(Written task): Leave out the pictures and repeat the rest of the material exactly.

.....

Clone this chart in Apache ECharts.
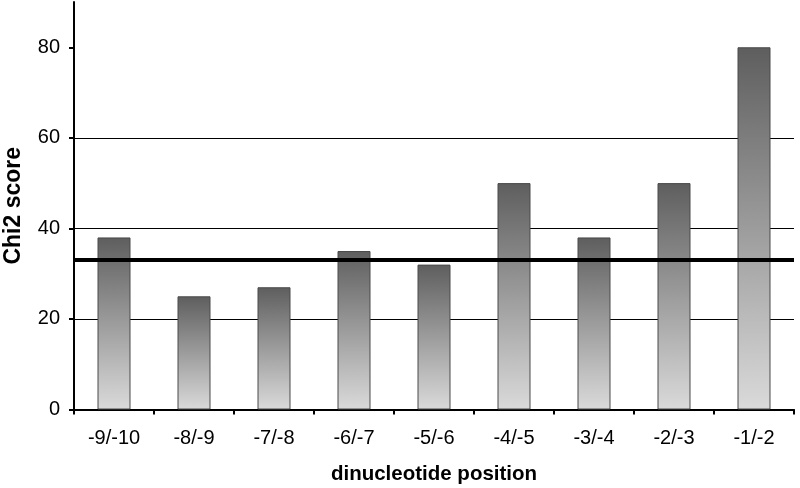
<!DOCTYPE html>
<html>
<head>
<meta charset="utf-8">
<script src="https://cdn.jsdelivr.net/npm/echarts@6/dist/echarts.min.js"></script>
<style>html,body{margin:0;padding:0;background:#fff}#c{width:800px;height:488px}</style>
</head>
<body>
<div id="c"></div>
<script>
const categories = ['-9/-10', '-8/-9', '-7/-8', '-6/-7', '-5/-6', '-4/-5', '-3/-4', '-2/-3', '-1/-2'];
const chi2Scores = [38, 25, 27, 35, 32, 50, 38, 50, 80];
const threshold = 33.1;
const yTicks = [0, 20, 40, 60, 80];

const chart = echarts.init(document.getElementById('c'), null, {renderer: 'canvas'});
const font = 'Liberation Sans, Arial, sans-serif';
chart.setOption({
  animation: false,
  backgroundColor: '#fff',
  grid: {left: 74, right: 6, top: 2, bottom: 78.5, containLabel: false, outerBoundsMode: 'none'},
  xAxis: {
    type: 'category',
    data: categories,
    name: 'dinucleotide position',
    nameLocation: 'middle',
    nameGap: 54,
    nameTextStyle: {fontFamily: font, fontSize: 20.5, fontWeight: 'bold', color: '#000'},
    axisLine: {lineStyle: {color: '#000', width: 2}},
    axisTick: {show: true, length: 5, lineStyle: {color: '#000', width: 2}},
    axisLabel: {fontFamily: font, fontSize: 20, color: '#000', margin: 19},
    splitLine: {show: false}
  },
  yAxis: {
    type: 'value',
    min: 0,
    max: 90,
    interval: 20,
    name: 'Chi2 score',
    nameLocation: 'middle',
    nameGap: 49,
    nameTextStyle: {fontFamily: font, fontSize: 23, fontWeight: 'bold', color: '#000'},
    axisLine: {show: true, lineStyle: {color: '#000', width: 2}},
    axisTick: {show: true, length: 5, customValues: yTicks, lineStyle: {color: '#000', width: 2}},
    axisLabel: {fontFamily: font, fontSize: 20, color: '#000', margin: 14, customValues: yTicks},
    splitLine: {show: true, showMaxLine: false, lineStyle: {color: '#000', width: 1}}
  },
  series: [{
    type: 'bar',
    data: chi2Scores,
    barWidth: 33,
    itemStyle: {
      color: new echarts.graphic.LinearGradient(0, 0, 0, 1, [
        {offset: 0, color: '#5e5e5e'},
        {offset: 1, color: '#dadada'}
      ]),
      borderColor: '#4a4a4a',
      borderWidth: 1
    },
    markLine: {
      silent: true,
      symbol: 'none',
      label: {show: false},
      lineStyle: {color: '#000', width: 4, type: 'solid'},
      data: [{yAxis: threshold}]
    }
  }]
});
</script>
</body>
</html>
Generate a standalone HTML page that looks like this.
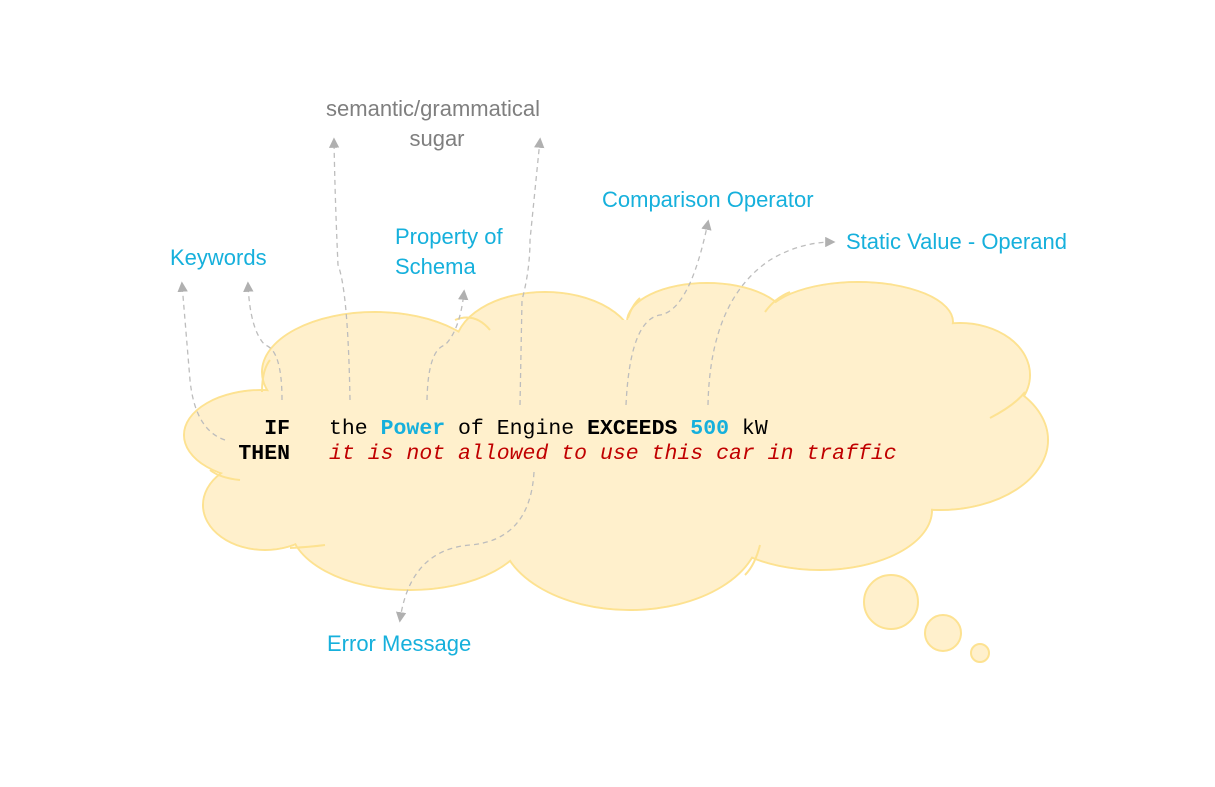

.....

(Result for this task):
Clone this chart in Apache ECharts.
<!DOCTYPE html>
<html>
<head>
<meta charset="utf-8">
<script src="https://cdn.jsdelivr.net/npm/echarts@6/dist/echarts.min.js"></script>
<style>html,body{margin:0;padding:0;background:#fff}#c{width:800px;height:488px}</style>
</head>
<body>
<div id="c"></div>
<script>
const categories = ['-9/-10', '-8/-9', '-7/-8', '-6/-7', '-5/-6', '-4/-5', '-3/-4', '-2/-3', '-1/-2'];
const chi2Scores = [38, 25, 27, 35, 32, 50, 38, 50, 80];
const threshold = 33.1;
const yTicks = [0, 20, 40, 60, 80];

const chart = echarts.init(document.getElementById('c'), null, {renderer: 'canvas'});
const font = 'Liberation Sans, Arial, sans-serif';
chart.setOption({
  animation: false,
  backgroundColor: '#fff',
  grid: {left: 74, right: 6, top: 2, bottom: 78.5, containLabel: false, outerBoundsMode: 'none'},
  xAxis: {
    type: 'category',
    data: categories,
    name: 'dinucleotide position',
    nameLocation: 'middle',
    nameGap: 54,
    nameTextStyle: {fontFamily: font, fontSize: 20.5, fontWeight: 'bold', color: '#000'},
    axisLine: {lineStyle: {color: '#000', width: 2}},
    axisTick: {show: true, length: 5, lineStyle: {color: '#000', width: 2}},
    axisLabel: {fontFamily: font, fontSize: 20, color: '#000', margin: 19},
    splitLine: {show: false}
  },
  yAxis: {
    type: 'value',
    min: 0,
    max: 90,
    interval: 20,
    name: 'Chi2 score',
    nameLocation: 'middle',
    nameGap: 49,
    nameTextStyle: {fontFamily: font, fontSize: 23, fontWeight: 'bold', color: '#000'},
    axisLine: {show: true, lineStyle: {color: '#000', width: 2}},
    axisTick: {show: true, length: 5, customValues: yTicks, lineStyle: {color: '#000', width: 2}},
    axisLabel: {fontFamily: font, fontSize: 20, color: '#000', margin: 14, customValues: yTicks},
    splitLine: {show: true, showMaxLine: false, lineStyle: {color: '#000', width: 1}}
  },
  series: [{
    type: 'bar',
    data: chi2Scores,
    barWidth: 33,
    itemStyle: {
      color: new echarts.graphic.LinearGradient(0, 0, 0, 1, [
        {offset: 0, color: '#5e5e5e'},
        {offset: 1, color: '#dadada'}
      ]),
      borderColor: '#4a4a4a',
      borderWidth: 1
    },
    markLine: {
      silent: true,
      symbol: 'none',
      label: {show: false},
      lineStyle: {color: '#000', width: 4, type: 'solid'},
      data: [{yAxis: threshold}]
    }
  }]
});
</script>
</body>
</html>
Generate a standalone HTML page that looks like this.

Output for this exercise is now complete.